This section demonstrates real time simulations of feedforward controller described in Section 4.3.1 in attenuating the sound power radiated from a vibrating beam, using Matlab and Simulink. The beam is simply supported at both ends with parameters given in Table 2.1. The simulation sampling frequency fs and duration are 1024 Hz and 10 seconds, respectively. For the frequency range between 0 Hz and the Nyquist frequency (i.e. fn =512 Hz), there are 3 resonance frequencies i.e. at 36.7 Hz, 147.0 Hz and 330.6 Hz, as shown in Table 2.2. The beam is excited with a random point force Fp (t) at point x/l = 0.15. A total of 3 structural sensors, equally spaced a distance l/3 apart, are used to measure the surface velocities of the radiator.
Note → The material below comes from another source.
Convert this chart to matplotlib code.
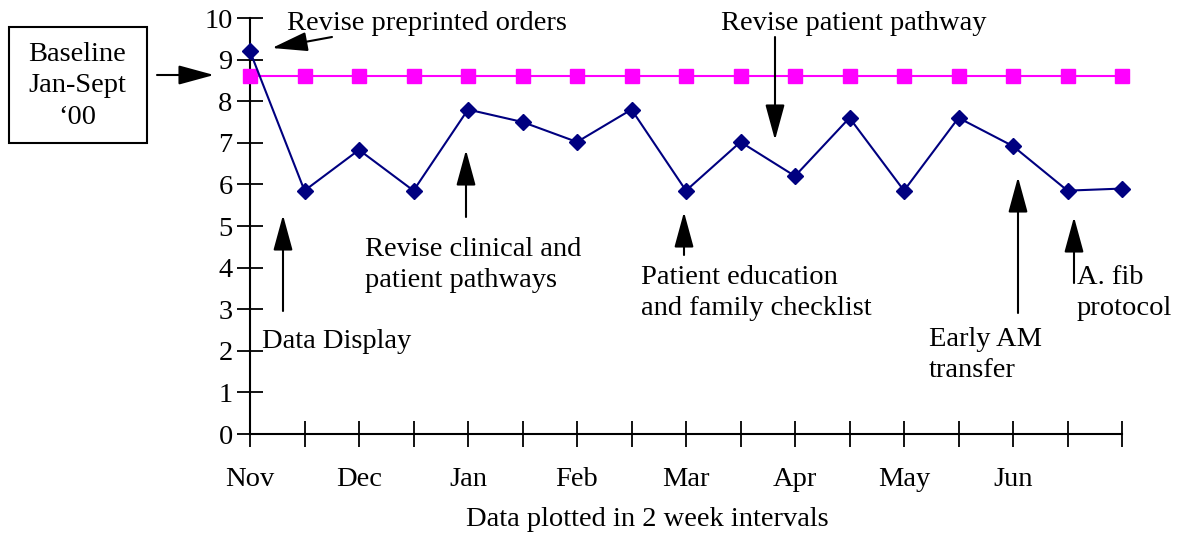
import matplotlib
matplotlib.use("Agg")
import matplotlib.pyplot as plt
from matplotlib.patches import Rectangle

# data (two-week intervals, Nov .. Jun)
periods = list(range(17))
month_labels = ["Nov", "", "Dec", "", "Jan", "", "Feb", "", "Mar", "", "Apr", "", "May", "", "Jun", "", ""]
actual = [9.2, 5.85, 6.83, 5.85, 7.8, 7.5, 7.02, 7.8, 5.85, 7.02, 6.2, 7.6, 5.85, 7.6, 6.92, 5.85, 5.9]
baseline = [8.6] * 17

W, H = 1191, 535
FS = 20.5
plt.rcParams['font.family'] = ['Liberation Serif', 'DejaVu Serif']
plt.rcParams['font.size'] = FS

fig = plt.figure(figsize=(W / 100, H / 100), dpi=100)
ax = fig.add_axes([250 / W, 1 - 434 / H, (1122 - 250) / W, (434 - 18) / H])

ax.plot(periods, baseline, color='#FF00FF', lw=1.5, marker='s', ms=10, clip_on=False, zorder=3)
ax.plot(periods, actual, color='#000080', lw=1.5, marker='D', ms=8.5, clip_on=False, zorder=4)

ax.set_xlim(0, 16)
ax.set_ylim(0, 10)
ax.set_yticks(range(11))
ax.set_xticks(periods)
ax.set_xticklabels(month_labels)
for s in ['top', 'right']:
    ax.spines[s].set_visible(False)
for s in ['left', 'bottom']:
    ax.spines[s].set_linewidth(1.5)
ax.tick_params(axis='both', direction='inout', length=19, width=1.3, labelsize=FS)
ax.tick_params(axis='x', pad=14)
ax.tick_params(axis='y', pad=3)

fig.text(647 / W, 1 - 520 / H, "Data plotted in 2 week intervals", ha='center', va='center', fontsize=FS)


def px(x, y):
    return (x, H - y)


arrow = dict(arrowstyle='-|>,head_length=1.1,head_width=0.3', mutation_scale=20,
             color='black', lw=1.5, shrinkA=0, shrinkB=0)


def note(tail, tip):
    ax.annotate("", xy=px(*tip), xycoords='figure pixels', xytext=px(*tail),
                textcoords='figure pixels', arrowprops=arrow, annotation_clip=False)


def label(x, y, s, ha='left'):
    fig.text(x / W, 1 - y / H, s, ha=ha, va='center', fontsize=FS, linespacing=1.35)


# annotations
label(287, 24, "Revise preprinted orders")
note((332, 37), (272, 48))

label(721, 24, "Revise patient pathway")
note((775, 37), (775, 140))

label(262, 342, "Data Display")
note((283, 311), (283, 215))

label(365, 265, "Revise clinical and\npatient pathways")
note((466, 217), (466, 150))

label(641, 293, "Patient education\nand family checklist")
note((684, 255), (684, 212))

label(929, 355, "Early AM\ntransfer")
note((1018, 313), (1018, 177))

label(1077, 293, "A. fib\nprotocol")
note((1074, 283), (1074, 217))

# baseline box
fig.patches.append(Rectangle((9 / W, 1 - 143 / H), 138 / W, 116 / H, transform=fig.transFigure,
                             fill=False, edgecolor='black', lw=1.5))
label(77, 86, "Baseline\nJan-Sept\n\u201800", ha='center')
note((157, 75), (214, 75))

fig.savefig("out.png", dpi=100)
The distance between the radiator’s ends and the sensors closest from the edges are l/6, respectively. The real-time ARM amplitudes are then obtained by filtering the outputs of the structural sensors with the ARM filters described in Chapter 3.
In this simulation, three control cases are considered. These are cancellation of (i) the first, (ii) the first two, and (iii) the first three ARM amplitudes. Note that one control force is only able to control one ARM amplitude [57]. Thus the number of control forces for cases (i), and (iii) are at least 1, 2, and 3, respectively. The locations of these actuators are determined by the ARM shapes and vibration modes shapes of the beam, as illustrated in Figure 2.2 and 2.7, respectively, as well as the radiation efficiencies of the ARMs in Figure 2.8. Generally, an actuator placed at a nodal point of a particular vibration mode will not be able to excite this mode of the structure. Due to the simply supported boundary conditions, exciting the structure at the end of the beam is also not possible. Moreover, to attenuate an individual ARM amplitude, the control actuator is best placed near the point where the ARM shape has the highest magnitude. In addition, the efficiency of the ARM to radiate sound power must also be considered. In Figure 2.8, the second ARM begins to radiate efficiently (i.e. efficiency > 0.1) around the second resonance frequency while the third ARM around the fifth resonance frequency (i.e. 918.5 Hz). Hence third ARM is not important here. Considering all these conditions, the chosen locations of the first, second and third secondary actuators are listed in Table 4.1. The configuration of the sensors and the actuators for this feedforward active structural acoustic control system is shown in Figure 4.2.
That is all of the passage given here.